Task description:
Copy out the listing that follows exactly, dropping every picture.
• • •
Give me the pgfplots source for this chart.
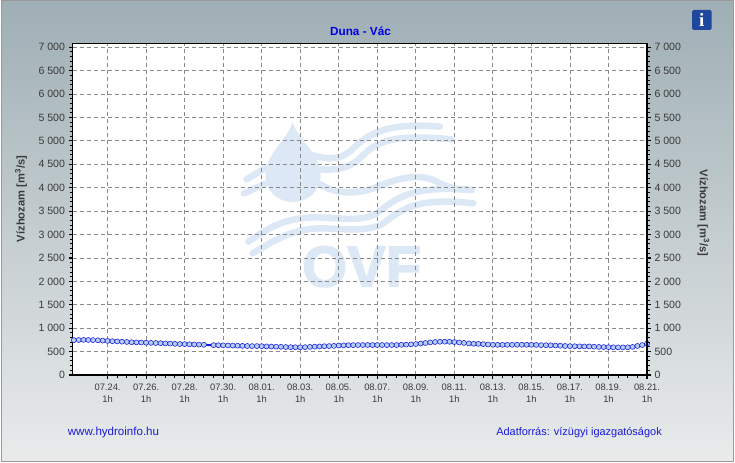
\documentclass[border=0pt]{standalone}
\usepackage{pgfplots}
\usepackage{pgfplotstable}
\pgfplotsset{compat=1.18}
\usepackage{fontspec}
\setmainfont{Liberation Sans}
\newfontfamily\ovffont[FakeBold=2.2]{Liberation Sans Bold}
\usetikzlibrary{calc}
\definecolor{logo}{HTML}{DCE8F5}
\definecolor{bgtop}{HTML}{9FAFB5}
\definecolor{bgbot}{HTML}{E9EBEB}
\definecolor{dblue}{HTML}{1A1AD8}
\definecolor{lblue}{HTML}{B4D0F6}
\definecolor{gridc}{HTML}{8A8A8A}
\definecolor{labc}{HTML}{3A3A3A}
\definecolor{infoc}{HTML}{1F479D}
\pgfplotstableread{
x y
-1.75 745
-1.5 748
-1.25 750
-1 748
-0.75 745
-0.5 742
-0.25 735
0 728
0.25 722
0.5 718
0.75 712
1 706
1.25 700
1.5 697
1.75 694
2 690
2.25 686
2.5 683
2.75 680
3 675
3.25 670
3.5 665
3.75 662
4 660
4.25 656
4.5 652
4.75 650
5 645
5.25 640
5.5 638
5.75 636
6 634
6.25 632
6.5 630
6.75 625
7 622
7.25 620
7.5 618
7.75 618
8 616
8.25 612
8.5 608
8.75 605
9 602
9.25 598
9.5 595
9.75 593
10 592
10.25 595
10.5 600
10.75 605
11 610
11.25 615
11.5 618
11.75 622
12 630
12.25 634
12.5 637
12.75 638
13 640
13.25 640
13.5 641
13.75 640
14 640
14.25 640
14.5 639
14.75 640
15 640
15.25 645
15.5 648
15.75 654
16 662
16.25 672
16.5 684
16.75 696
17 705
17.25 710
17.5 712
17.75 710
18 704
18.25 695
18.5 685
18.75 675
19 668
19.25 665
19.5 660
19.75 652
20 645
20.25 644
20.5 644
20.75 645
21 645
21.25 646
21.5 646
21.75 645
22 645
22.25 642
22.5 638
22.75 636
23 635
23.25 630
23.5 625
23.75 620
24 617
24.25 615
24.5 612
24.75 610
25 610
25.25 605
25.5 600
25.75 597
26 595
26.25 592
26.5 590
26.75 590
27 592
27.25 600
27.5 620
27.75 640
28 670
}\flowdata
\pgfplotsset{base/.style={
  scale only axis, width=574.5bp, height=331.5bp,
  at={(72.5bp,-375bp)}, anchor=south west,
  xmin=-1.82, xmax=28, ymin=0, ymax=7081,
  axis line style={line width=1.8bp,black},
  tick align=outside,
  major tick style={black,line width=1.1bp},
  minor tick style={black,line width=1bp},
  major tick length=4bp, minor tick length=3bp,
  ytick={0,500,...,7000},
  minor y tick num=4,
  y tick label style={font=\fontsize{10.6}{12}\selectfont,text=labc,/pgf/number format/assume math mode=true,/pgf/number format/1000 sep={\ }},
}}
\begin{document}
\begin{tikzpicture}[x=1bp,y=-1bp]
\path[use as bounding box] (0,0) rectangle (735,463);
\fill[white] (0,0) rectangle (735,463);
\shade[top color=bgtop,bottom color=bgbot] (1.5,1.5) rectangle (733,461);
\draw[color=gray!80,line width=1bp] (1,1) rectangle (733.5,461.5);
\fill[white] (72.5,43.5) rectangle (647,375);
% watermark
\begin{scope}[shift={(230,110)},x=0.3333bp,y=-0.3333bp]
\fill[logo] (188,36) .. controls (175,85) and (108,130) .. (106,195)
  .. controls (106,245) and (145,276) .. (188,276)
  .. controls (232,276) and (272,245) .. (272,195)
  .. controls (270,130) and (200,85) .. (188,36) -- cycle;
\begin{scope}[draw=logo,line cap=round,line width=6.5bp]
\draw (245,135) .. controls (300,150) and (335,150) .. (370,115) .. controls (410,75) and (470,35) .. (630,50);
\draw (270,178) .. controls (330,182) and (365,170) .. (395,140) .. controls (440,95) and (480,72) .. (665,88);
\draw (50,208) -- (105,175);
\draw (42,250) -- (105,222);
\draw (270,222) .. controls (310,250) and (370,255) .. (430,235) .. controls (500,205) and (560,190) .. (610,210) .. controls (640,225) and (660,238) .. (725,240);
\draw (55,395) .. controls (120,350) and (170,322) .. (260,322) .. controls (340,325) and (400,335) .. (440,310) .. controls (500,265) and (540,225) .. (725,240);
\draw (68,430) .. controls (130,395) and (180,355) .. (280,355) .. controls (350,358) and (420,365) .. (460,340) .. controls (520,295) and (560,262) .. (730,280);
\end{scope}
\node[text=logo,font=\fontsize{58}{58}\selectfont\ovffont,inner sep=0pt] at (395,470) {OVF};
\end{scope}
% main axis
\begin{axis}[base,
  axis y line*=left, axis x line*=bottom,
  xtick={0,2,...,28},
  minor x tick num=3,
  xticklabels={07.24.\\1h,07.26.\\1h,07.28.\\1h,07.30.\\1h,08.01.\\1h,08.03.\\1h,08.05.\\1h,08.07.\\1h,08.09.\\1h,08.11.\\1h,08.13.\\1h,08.15.\\1h,08.17.\\1h,08.19.\\1h,08.21.\\1h},
  x tick label style={align=center,font=\fontsize{9.4}{12.5}\selectfont,text=labc,yshift=-1bp},
  grid=major,
  major grid style={gridc,line width=0.9bp,dash pattern=on 4bp off 3bp},
  ylabel={\textbf{Vízhozam [m\textsuperscript{3}/s]}},
  ylabel style={font=\fontsize{11.2}{12}\selectfont,text=labc,at={(-51.5bp,176bp)},anchor=center,rotate=0},
  clip=false,
]
\addplot[dblue,line width=2bp,forget plot] table[x=x,y=y] {\flowdata};
\addplot[only marks,mark=*,mark size=2.5bp,
  mark options={draw=dblue,fill=lblue,line width=0.55bp},
  skip coords between index={28}{29}] table[x=x,y=y] {\flowdata};
\end{axis}
% top edge and right axis
\begin{axis}[base,
  axis y line*=right, axis x line*=top,
  xtick=\empty,
  ylabel={\textbf{Vízhozam [m\textsuperscript{3}/s]}},
  ylabel style={font=\fontsize{11.2}{12}\selectfont,text=labc,at={(631bp,162bp)},anchor=center,rotate=180},
]
\end{axis}
\node[text=blue!90!black,font=\fontsize{11.8}{13}\selectfont\bfseries] at (360.5,31) {Duna - Vác};
\node[text=dblue,font=\fontsize{11.6}{13}\selectfont] at (113.5,433) {www.hydroinfo.hu};
\node[text=dblue,font=\fontsize{11}{13}\selectfont] at (579,433) {Adatforrás: vízügyi igazgatóságok};
\fill[color=infoc,rounded corners=1.5bp] (692,10) rectangle (711.5,30);
\node[text=white,font=\fontsize{19}{19}\selectfont\bfseries\fontspec{Liberation Serif}] at (701.8,20) {i};
\end{tikzpicture}
\end{document}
• • •
Task solution:
Give me the pgfplots source for this chart.
\documentclass[border=0pt]{standalone}
\usepackage{pgfplots}
\usepackage{pgfplotstable}
\pgfplotsset{compat=1.18}
\usepackage{fontspec}
\setmainfont{Liberation Sans}
\newfontfamily\ovffont[FakeBold=2.2]{Liberation Sans Bold}
\usetikzlibrary{calc}
\definecolor{logo}{HTML}{DCE8F5}
\definecolor{bgtop}{HTML}{9FAFB5}
\definecolor{bgbot}{HTML}{E9EBEB}
\definecolor{dblue}{HTML}{1A1AD8}
\definecolor{lblue}{HTML}{B4D0F6}
\definecolor{gridc}{HTML}{8A8A8A}
\definecolor{labc}{HTML}{3A3A3A}
\definecolor{infoc}{HTML}{1F479D}
\pgfplotstableread{
x y
-1.75 745
-1.5 748
-1.25 750
-1 748
-0.75 745
-0.5 742
-0.25 735
0 728
0.25 722
0.5 718
0.75 712
1 706
1.25 700
1.5 697
1.75 694
2 690
2.25 686
2.5 683
2.75 680
3 675
3.25 670
3.5 665
3.75 662
4 660
4.25 656
4.5 652
4.75 650
5 645
5.25 640
5.5 638
5.75 636
6 634
6.25 632
6.5 630
6.75 625
7 622
7.25 620
7.5 618
7.75 618
8 616
8.25 612
8.5 608
8.75 605
9 602
9.25 598
9.5 595
9.75 593
10 592
10.25 595
10.5 600
10.75 605
11 610
11.25 615
11.5 618
11.75 622
12 630
12.25 634
12.5 637
12.75 638
13 640
13.25 640
13.5 641
13.75 640
14 640
14.25 640
14.5 639
14.75 640
15 640
15.25 645
15.5 648
15.75 654
16 662
16.25 672
16.5 684
16.75 696
17 705
17.25 710
17.5 712
17.75 710
18 704
18.25 695
18.5 685
18.75 675
19 668
19.25 665
19.5 660
19.75 652
20 645
20.25 644
20.5 644
20.75 645
21 645
21.25 646
21.5 646
21.75 645
22 645
22.25 642
22.5 638
22.75 636
23 635
23.25 630
23.5 625
23.75 620
24 617
24.25 615
24.5 612
24.75 610
25 610
25.25 605
25.5 600
25.75 597
26 595
26.25 592
26.5 590
26.75 590
27 592
27.25 600
27.5 620
27.75 640
28 670
}\flowdata
\pgfplotsset{base/.style={
  scale only axis, width=574.5bp, height=331.5bp,
  at={(72.5bp,-375bp)}, anchor=south west,
  xmin=-1.82, xmax=28, ymin=0, ymax=7081,
  axis line style={line width=1.8bp,black},
  tick align=outside,
  major tick style={black,line width=1.1bp},
  minor tick style={black,line width=1bp},
  major tick length=4bp, minor tick length=3bp,
  ytick={0,500,...,7000},
  minor y tick num=4,
  y tick label style={font=\fontsize{10.6}{12}\selectfont,text=labc,/pgf/number format/assume math mode=true,/pgf/number format/1000 sep={\ }},
}}
\begin{document}
\begin{tikzpicture}[x=1bp,y=-1bp]
\path[use as bounding box] (0,0) rectangle (735,463);
\fill[white] (0,0) rectangle (735,463);
\shade[top color=bgtop,bottom color=bgbot] (1.5,1.5) rectangle (733,461);
\draw[color=gray!80,line width=1bp] (1,1) rectangle (733.5,461.5);
\fill[white] (72.5,43.5) rectangle (647,375);
% watermark
\begin{scope}[shift={(230,110)},x=0.3333bp,y=-0.3333bp]
\fill[logo] (188,36) .. controls (175,85) and (108,130) .. (106,195)
  .. controls (106,245) and (145,276) .. (188,276)
  .. controls (232,276) and (272,245) .. (272,195)
  .. controls (270,130) and (200,85) .. (188,36) -- cycle;
\begin{scope}[draw=logo,line cap=round,line width=6.5bp]
\draw (245,135) .. controls (300,150) and (335,150) .. (370,115) .. controls (410,75) and (470,35) .. (630,50);
\draw (270,178) .. controls (330,182) and (365,170) .. (395,140) .. controls (440,95) and (480,72) .. (665,88);
\draw (50,208) -- (105,175);
\draw (42,250) -- (105,222);
\draw (270,222) .. controls (310,250) and (370,255) .. (430,235) .. controls (500,205) and (560,190) .. (610,210) .. controls (640,225) and (660,238) .. (725,240);
\draw (55,395) .. controls (120,350) and (170,322) .. (260,322) .. controls (340,325) and (400,335) .. (440,310) .. controls (500,265) and (540,225) .. (725,240);
\draw (68,430) .. controls (130,395) and (180,355) .. (280,355) .. controls (350,358) and (420,365) .. (460,340) .. controls (520,295) and (560,262) .. (730,280);
\end{scope}
\node[text=logo,font=\fontsize{58}{58}\selectfont\ovffont,inner sep=0pt] at (395,470) {OVF};
\end{scope}
% main axis
\begin{axis}[base,
  axis y line*=left, axis x line*=bottom,
  xtick={0,2,...,28},
  minor x tick num=3,
  xticklabels={07.24.\\1h,07.26.\\1h,07.28.\\1h,07.30.\\1h,08.01.\\1h,08.03.\\1h,08.05.\\1h,08.07.\\1h,08.09.\\1h,08.11.\\1h,08.13.\\1h,08.15.\\1h,08.17.\\1h,08.19.\\1h,08.21.\\1h},
  x tick label style={align=center,font=\fontsize{9.4}{12.5}\selectfont,text=labc,yshift=-1bp},
  grid=major,
  major grid style={gridc,line width=0.9bp,dash pattern=on 4bp off 3bp},
  ylabel={\textbf{Vízhozam [m\textsuperscript{3}/s]}},
  ylabel style={font=\fontsize{11.2}{12}\selectfont,text=labc,at={(-51.5bp,176bp)},anchor=center,rotate=0},
  clip=false,
]
\addplot[dblue,line width=2bp,forget plot] table[x=x,y=y] {\flowdata};
\addplot[only marks,mark=*,mark size=2.5bp,
  mark options={draw=dblue,fill=lblue,line width=0.55bp},
  skip coords between index={28}{29}] table[x=x,y=y] {\flowdata};
\end{axis}
% top edge and right axis
\begin{axis}[base,
  axis y line*=right, axis x line*=top,
  xtick=\empty,
  ylabel={\textbf{Vízhozam [m\textsuperscript{3}/s]}},
  ylabel style={font=\fontsize{11.2}{12}\selectfont,text=labc,at={(631bp,162bp)},anchor=center,rotate=180},
]
\end{axis}
\node[text=blue!90!black,font=\fontsize{11.8}{13}\selectfont\bfseries] at (360.5,31) {Duna - Vác};
\node[text=dblue,font=\fontsize{11.6}{13}\selectfont] at (113.5,433) {www.hydroinfo.hu};
\node[text=dblue,font=\fontsize{11}{13}\selectfont] at (579,433) {Adatforrás: vízügyi igazgatóságok};
\fill[color=infoc,rounded corners=1.5bp] (692,10) rectangle (711.5,30);
\node[text=white,font=\fontsize{19}{19}\selectfont\bfseries\fontspec{Liberation Serif}] at (701.8,20) {i};
\end{tikzpicture}
\end{document}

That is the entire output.